Open-ended Science answers score by matching the marking points, not by length. Teach your child to state the concept, then link it explicitly to the situation in the question using cause-and-effect language ("because… so… therefore…"). Vague answers that restate the question earn nothing.
Strong PSLE compositions plan before they write: a clear beginning-problem-climax-resolution arc, one vivid main incident rather than a rushed list of events, and "show, don't tell" description tied to the three given pictures and theme. Marks come from focus and language quality, not from cramming in events.
Comprehension and cloze reward reading the whole passage for meaning before answering, using context clues for cloze blanks, and answering open-ended questions in full sentences that lift words from the text. The biggest score leak is rushing — guessing cloze words and writing one-word answers.
PSLE oral has two parts: reading aloud (clear pronunciation, expression and pacing) and stimulus-based conversation (giving opinions with reasons and personal examples). The key is daily speaking practice — reading a short passage aloud and talking through a picture or topic for a minute or two.
PSLE Chinese rewards consistent vocabulary building: regular 听写 (spelling) practice, a stock of 成语 and good phrases for composition, and daily speaking for the oral.
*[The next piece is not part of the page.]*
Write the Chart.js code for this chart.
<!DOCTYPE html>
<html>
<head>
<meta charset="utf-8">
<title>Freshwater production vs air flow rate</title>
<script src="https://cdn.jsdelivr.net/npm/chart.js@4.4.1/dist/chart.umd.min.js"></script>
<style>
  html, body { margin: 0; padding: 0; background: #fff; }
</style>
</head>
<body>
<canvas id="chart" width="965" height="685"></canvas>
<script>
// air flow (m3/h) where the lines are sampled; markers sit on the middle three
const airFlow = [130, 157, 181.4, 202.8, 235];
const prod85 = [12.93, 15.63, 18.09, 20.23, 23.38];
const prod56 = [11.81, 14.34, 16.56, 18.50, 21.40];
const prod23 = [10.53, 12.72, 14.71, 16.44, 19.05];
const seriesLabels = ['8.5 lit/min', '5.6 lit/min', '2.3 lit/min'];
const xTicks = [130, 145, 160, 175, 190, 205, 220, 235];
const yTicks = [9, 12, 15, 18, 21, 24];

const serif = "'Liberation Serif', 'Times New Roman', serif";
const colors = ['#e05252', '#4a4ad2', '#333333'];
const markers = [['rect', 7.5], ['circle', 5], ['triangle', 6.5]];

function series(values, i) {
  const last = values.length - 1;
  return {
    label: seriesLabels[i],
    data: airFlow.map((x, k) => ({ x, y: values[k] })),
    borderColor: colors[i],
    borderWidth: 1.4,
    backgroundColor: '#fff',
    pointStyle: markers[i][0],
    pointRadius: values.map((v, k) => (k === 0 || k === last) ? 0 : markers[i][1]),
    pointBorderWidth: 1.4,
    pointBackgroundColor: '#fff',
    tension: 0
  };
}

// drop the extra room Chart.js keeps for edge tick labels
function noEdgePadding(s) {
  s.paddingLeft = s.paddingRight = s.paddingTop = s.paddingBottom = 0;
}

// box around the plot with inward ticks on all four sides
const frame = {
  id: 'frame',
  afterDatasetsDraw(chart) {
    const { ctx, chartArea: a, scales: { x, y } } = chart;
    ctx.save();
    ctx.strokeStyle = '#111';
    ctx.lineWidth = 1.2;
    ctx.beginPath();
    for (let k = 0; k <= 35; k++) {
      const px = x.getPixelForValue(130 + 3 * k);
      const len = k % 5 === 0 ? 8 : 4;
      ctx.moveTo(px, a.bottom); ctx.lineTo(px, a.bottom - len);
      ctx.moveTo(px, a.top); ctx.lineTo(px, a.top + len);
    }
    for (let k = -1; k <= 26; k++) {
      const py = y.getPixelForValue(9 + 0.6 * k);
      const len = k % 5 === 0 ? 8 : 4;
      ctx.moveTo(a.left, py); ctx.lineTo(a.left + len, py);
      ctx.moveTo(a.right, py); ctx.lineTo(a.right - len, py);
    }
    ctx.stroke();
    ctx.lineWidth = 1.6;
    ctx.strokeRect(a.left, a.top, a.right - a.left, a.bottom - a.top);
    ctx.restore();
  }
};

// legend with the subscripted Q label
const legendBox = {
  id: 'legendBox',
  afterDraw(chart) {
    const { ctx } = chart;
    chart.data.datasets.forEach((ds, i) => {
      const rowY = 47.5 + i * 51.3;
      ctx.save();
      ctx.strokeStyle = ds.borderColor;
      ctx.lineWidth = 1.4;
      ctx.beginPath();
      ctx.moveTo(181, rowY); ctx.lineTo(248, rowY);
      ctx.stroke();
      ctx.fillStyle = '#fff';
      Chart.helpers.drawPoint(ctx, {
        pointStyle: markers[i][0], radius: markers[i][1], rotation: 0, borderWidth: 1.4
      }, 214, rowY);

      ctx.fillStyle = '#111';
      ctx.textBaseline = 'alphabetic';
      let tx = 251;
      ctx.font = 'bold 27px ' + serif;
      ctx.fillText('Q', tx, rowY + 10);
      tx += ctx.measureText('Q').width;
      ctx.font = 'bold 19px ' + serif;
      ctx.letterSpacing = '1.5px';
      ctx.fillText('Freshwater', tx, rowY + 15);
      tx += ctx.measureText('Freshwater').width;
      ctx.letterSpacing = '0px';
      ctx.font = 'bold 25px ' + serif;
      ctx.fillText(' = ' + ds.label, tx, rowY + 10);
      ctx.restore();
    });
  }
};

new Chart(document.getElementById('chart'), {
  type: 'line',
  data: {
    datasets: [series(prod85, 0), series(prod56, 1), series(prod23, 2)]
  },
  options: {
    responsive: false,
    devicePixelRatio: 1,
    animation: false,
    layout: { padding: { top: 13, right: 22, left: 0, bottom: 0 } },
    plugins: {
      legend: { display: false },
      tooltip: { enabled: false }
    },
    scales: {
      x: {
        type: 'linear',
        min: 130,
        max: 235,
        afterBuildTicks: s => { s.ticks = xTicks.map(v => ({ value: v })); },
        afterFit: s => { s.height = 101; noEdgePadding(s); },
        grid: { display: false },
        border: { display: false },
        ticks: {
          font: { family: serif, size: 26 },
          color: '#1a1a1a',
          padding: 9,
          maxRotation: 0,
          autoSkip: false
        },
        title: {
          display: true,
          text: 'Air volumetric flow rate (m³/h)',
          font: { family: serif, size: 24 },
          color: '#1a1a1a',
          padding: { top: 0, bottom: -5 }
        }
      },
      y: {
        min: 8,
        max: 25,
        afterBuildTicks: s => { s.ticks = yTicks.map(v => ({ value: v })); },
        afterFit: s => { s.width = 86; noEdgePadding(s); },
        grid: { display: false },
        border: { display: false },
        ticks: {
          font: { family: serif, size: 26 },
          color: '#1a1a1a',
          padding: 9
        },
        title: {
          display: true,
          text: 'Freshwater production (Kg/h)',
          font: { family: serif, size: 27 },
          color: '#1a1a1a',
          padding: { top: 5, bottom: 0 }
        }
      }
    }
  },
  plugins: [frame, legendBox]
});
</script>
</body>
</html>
Short, frequent practice beats last-minute cramming for a language paper.
There's no magic number, but quality matters more than quantity: doing one paper properly — timed, then carefully reviewing every wrong answer — is worth more than rushing through five. A common rhythm in the final months is one to two papers per subject per week, with full review.
Keep routines steady, sleep protected, and praise effort over outcome. Children pick up anxiety from parents, so the most useful thing you can do is stay calm, break revision into small daily wins, and remind them that the PSLE opens many paths — not a single make-or-break one.